# [Data provided]
# # # # #

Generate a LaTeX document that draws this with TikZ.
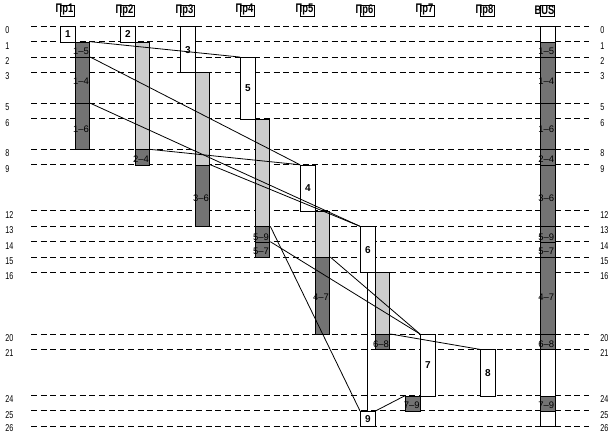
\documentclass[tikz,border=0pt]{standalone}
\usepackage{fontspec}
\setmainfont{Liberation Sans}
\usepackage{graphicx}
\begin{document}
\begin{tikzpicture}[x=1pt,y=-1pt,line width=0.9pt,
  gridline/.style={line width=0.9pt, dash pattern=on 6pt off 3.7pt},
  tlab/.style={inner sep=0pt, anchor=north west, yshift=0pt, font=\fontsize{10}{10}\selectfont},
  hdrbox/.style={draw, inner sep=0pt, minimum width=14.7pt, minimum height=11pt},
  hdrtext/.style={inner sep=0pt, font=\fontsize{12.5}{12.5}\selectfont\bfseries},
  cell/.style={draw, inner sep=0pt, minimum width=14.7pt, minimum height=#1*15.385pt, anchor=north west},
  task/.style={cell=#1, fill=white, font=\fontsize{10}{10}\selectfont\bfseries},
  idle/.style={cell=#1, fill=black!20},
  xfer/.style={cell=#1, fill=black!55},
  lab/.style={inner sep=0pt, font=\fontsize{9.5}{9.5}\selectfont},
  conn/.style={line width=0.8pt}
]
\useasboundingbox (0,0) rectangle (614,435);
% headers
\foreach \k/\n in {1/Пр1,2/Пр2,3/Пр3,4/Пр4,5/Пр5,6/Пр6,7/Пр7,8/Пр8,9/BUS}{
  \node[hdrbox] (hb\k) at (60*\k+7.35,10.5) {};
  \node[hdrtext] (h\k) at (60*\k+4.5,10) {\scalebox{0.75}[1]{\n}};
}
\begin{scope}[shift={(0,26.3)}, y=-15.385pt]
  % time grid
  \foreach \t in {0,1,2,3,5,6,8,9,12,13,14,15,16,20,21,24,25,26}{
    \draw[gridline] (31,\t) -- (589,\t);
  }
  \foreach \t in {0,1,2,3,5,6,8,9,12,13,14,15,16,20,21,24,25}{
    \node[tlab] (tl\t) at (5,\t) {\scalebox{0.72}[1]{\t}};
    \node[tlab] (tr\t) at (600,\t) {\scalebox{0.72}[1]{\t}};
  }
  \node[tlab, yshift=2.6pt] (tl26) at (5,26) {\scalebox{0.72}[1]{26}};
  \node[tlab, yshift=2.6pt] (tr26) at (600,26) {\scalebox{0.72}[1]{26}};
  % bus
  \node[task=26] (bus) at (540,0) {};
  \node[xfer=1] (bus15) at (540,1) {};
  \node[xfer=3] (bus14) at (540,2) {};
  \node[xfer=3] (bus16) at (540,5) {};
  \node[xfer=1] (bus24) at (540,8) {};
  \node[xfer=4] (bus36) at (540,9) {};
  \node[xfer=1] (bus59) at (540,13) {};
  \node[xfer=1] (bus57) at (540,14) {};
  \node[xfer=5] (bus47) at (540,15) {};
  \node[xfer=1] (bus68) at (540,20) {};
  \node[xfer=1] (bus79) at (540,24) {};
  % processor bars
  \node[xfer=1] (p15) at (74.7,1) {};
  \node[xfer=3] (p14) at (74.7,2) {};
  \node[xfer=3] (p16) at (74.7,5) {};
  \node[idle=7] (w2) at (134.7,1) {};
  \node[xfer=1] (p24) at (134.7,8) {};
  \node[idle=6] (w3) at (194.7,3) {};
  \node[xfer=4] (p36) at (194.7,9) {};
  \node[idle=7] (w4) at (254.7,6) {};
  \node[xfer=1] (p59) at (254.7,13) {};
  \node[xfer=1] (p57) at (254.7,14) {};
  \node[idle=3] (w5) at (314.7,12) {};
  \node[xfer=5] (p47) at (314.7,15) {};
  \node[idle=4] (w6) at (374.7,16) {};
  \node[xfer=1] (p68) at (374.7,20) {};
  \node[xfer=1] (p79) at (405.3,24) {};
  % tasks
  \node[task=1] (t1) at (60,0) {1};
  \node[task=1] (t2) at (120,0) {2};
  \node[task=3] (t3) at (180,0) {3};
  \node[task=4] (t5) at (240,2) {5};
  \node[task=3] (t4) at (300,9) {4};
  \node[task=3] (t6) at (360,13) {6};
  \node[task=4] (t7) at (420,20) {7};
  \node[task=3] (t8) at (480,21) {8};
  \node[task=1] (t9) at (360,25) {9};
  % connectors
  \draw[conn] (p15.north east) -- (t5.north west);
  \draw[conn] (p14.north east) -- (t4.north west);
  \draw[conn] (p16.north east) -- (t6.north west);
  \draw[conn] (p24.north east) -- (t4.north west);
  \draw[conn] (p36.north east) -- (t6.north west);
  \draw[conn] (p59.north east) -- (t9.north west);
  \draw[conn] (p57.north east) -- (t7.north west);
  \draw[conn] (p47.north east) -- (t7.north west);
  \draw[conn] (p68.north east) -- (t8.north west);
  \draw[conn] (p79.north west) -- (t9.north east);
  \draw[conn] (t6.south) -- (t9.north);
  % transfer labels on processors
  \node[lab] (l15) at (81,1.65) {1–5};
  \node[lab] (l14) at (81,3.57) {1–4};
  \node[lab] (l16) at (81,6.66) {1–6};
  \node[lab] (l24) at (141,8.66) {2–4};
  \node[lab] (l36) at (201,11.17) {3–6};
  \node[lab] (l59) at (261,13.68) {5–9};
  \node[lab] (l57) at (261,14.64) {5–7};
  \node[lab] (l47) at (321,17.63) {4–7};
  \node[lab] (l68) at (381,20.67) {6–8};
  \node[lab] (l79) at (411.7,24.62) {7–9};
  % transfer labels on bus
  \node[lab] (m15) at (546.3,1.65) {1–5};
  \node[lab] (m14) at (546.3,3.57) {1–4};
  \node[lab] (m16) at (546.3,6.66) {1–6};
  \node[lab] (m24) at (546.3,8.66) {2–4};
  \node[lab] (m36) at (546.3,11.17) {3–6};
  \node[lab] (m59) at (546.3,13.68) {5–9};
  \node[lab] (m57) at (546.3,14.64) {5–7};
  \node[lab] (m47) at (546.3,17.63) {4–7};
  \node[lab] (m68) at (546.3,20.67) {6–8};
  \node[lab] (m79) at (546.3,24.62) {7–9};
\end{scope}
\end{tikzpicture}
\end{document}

# # # # #

# [Task details]
Quote the material exactly. Pictures stay out.

# [Written response]
Generate a LaTeX document that draws this with TikZ.
\documentclass[tikz,border=0pt]{standalone}
\usepackage{fontspec}
\setmainfont{Liberation Sans}
\usepackage{graphicx}
\begin{document}
\begin{tikzpicture}[x=1pt,y=-1pt,line width=0.9pt,
  gridline/.style={line width=0.9pt, dash pattern=on 6pt off 3.7pt},
  tlab/.style={inner sep=0pt, anchor=north west, yshift=0pt, font=\fontsize{10}{10}\selectfont},
  hdrbox/.style={draw, inner sep=0pt, minimum width=14.7pt, minimum height=11pt},
  hdrtext/.style={inner sep=0pt, font=\fontsize{12.5}{12.5}\selectfont\bfseries},
  cell/.style={draw, inner sep=0pt, minimum width=14.7pt, minimum height=#1*15.385pt, anchor=north west},
  task/.style={cell=#1, fill=white, font=\fontsize{10}{10}\selectfont\bfseries},
  idle/.style={cell=#1, fill=black!20},
  xfer/.style={cell=#1, fill=black!55},
  lab/.style={inner sep=0pt, font=\fontsize{9.5}{9.5}\selectfont},
  conn/.style={line width=0.8pt}
]
\useasboundingbox (0,0) rectangle (614,435);
% headers
\foreach \k/\n in {1/Пр1,2/Пр2,3/Пр3,4/Пр4,5/Пр5,6/Пр6,7/Пр7,8/Пр8,9/BUS}{
  \node[hdrbox] (hb\k) at (60*\k+7.35,10.5) {};
  \node[hdrtext] (h\k) at (60*\k+4.5,10) {\scalebox{0.75}[1]{\n}};
}
\begin{scope}[shift={(0,26.3)}, y=-15.385pt]
  % time grid
  \foreach \t in {0,1,2,3,5,6,8,9,12,13,14,15,16,20,21,24,25,26}{
    \draw[gridline] (31,\t) -- (589,\t);
  }
  \foreach \t in {0,1,2,3,5,6,8,9,12,13,14,15,16,20,21,24,25}{
    \node[tlab] (tl\t) at (5,\t) {\scalebox{0.72}[1]{\t}};
    \node[tlab] (tr\t) at (600,\t) {\scalebox{0.72}[1]{\t}};
  }
  \node[tlab, yshift=2.6pt] (tl26) at (5,26) {\scalebox{0.72}[1]{26}};
  \node[tlab, yshift=2.6pt] (tr26) at (600,26) {\scalebox{0.72}[1]{26}};
  % bus
  \node[task=26] (bus) at (540,0) {};
  \node[xfer=1] (bus15) at (540,1) {};
  \node[xfer=3] (bus14) at (540,2) {};
  \node[xfer=3] (bus16) at (540,5) {};
  \node[xfer=1] (bus24) at (540,8) {};
  \node[xfer=4] (bus36) at (540,9) {};
  \node[xfer=1] (bus59) at (540,13) {};
  \node[xfer=1] (bus57) at (540,14) {};
  \node[xfer=5] (bus47) at (540,15) {};
  \node[xfer=1] (bus68) at (540,20) {};
  \node[xfer=1] (bus79) at (540,24) {};
  % processor bars
  \node[xfer=1] (p15) at (74.7,1) {};
  \node[xfer=3] (p14) at (74.7,2) {};
  \node[xfer=3] (p16) at (74.7,5) {};
  \node[idle=7] (w2) at (134.7,1) {};
  \node[xfer=1] (p24) at (134.7,8) {};
  \node[idle=6] (w3) at (194.7,3) {};
  \node[xfer=4] (p36) at (194.7,9) {};
  \node[idle=7] (w4) at (254.7,6) {};
  \node[xfer=1] (p59) at (254.7,13) {};
  \node[xfer=1] (p57) at (254.7,14) {};
  \node[idle=3] (w5) at (314.7,12) {};
  \node[xfer=5] (p47) at (314.7,15) {};
  \node[idle=4] (w6) at (374.7,16) {};
  \node[xfer=1] (p68) at (374.7,20) {};
  \node[xfer=1] (p79) at (405.3,24) {};
  % tasks
  \node[task=1] (t1) at (60,0) {1};
  \node[task=1] (t2) at (120,0) {2};
  \node[task=3] (t3) at (180,0) {3};
  \node[task=4] (t5) at (240,2) {5};
  \node[task=3] (t4) at (300,9) {4};
  \node[task=3] (t6) at (360,13) {6};
  \node[task=4] (t7) at (420,20) {7};
  \node[task=3] (t8) at (480,21) {8};
  \node[task=1] (t9) at (360,25) {9};
  % connectors
  \draw[conn] (p15.north east) -- (t5.north west);
  \draw[conn] (p14.north east) -- (t4.north west);
  \draw[conn] (p16.north east) -- (t6.north west);
  \draw[conn] (p24.north east) -- (t4.north west);
  \draw[conn] (p36.north east) -- (t6.north west);
  \draw[conn] (p59.north east) -- (t9.north west);
  \draw[conn] (p57.north east) -- (t7.north west);
  \draw[conn] (p47.north east) -- (t7.north west);
  \draw[conn] (p68.north east) -- (t8.north west);
  \draw[conn] (p79.north west) -- (t9.north east);
  \draw[conn] (t6.south) -- (t9.north);
  % transfer labels on processors
  \node[lab] (l15) at (81,1.65) {1–5};
  \node[lab] (l14) at (81,3.57) {1–4};
  \node[lab] (l16) at (81,6.66) {1–6};
  \node[lab] (l24) at (141,8.66) {2–4};
  \node[lab] (l36) at (201,11.17) {3–6};
  \node[lab] (l59) at (261,13.68) {5–9};
  \node[lab] (l57) at (261,14.64) {5–7};
  \node[lab] (l47) at (321,17.63) {4–7};
  \node[lab] (l68) at (381,20.67) {6–8};
  \node[lab] (l79) at (411.7,24.62) {7–9};
  % transfer labels on bus
  \node[lab] (m15) at (546.3,1.65) {1–5};
  \node[lab] (m14) at (546.3,3.57) {1–4};
  \node[lab] (m16) at (546.3,6.66) {1–6};
  \node[lab] (m24) at (546.3,8.66) {2–4};
  \node[lab] (m36) at (546.3,11.17) {3–6};
  \node[lab] (m59) at (546.3,13.68) {5–9};
  \node[lab] (m57) at (546.3,14.64) {5–7};
  \node[lab] (m47) at (546.3,17.63) {4–7};
  \node[lab] (m68) at (546.3,20.67) {6–8};
  \node[lab] (m79) at (546.3,24.62) {7–9};
\end{scope}
\end{tikzpicture}
\end{document}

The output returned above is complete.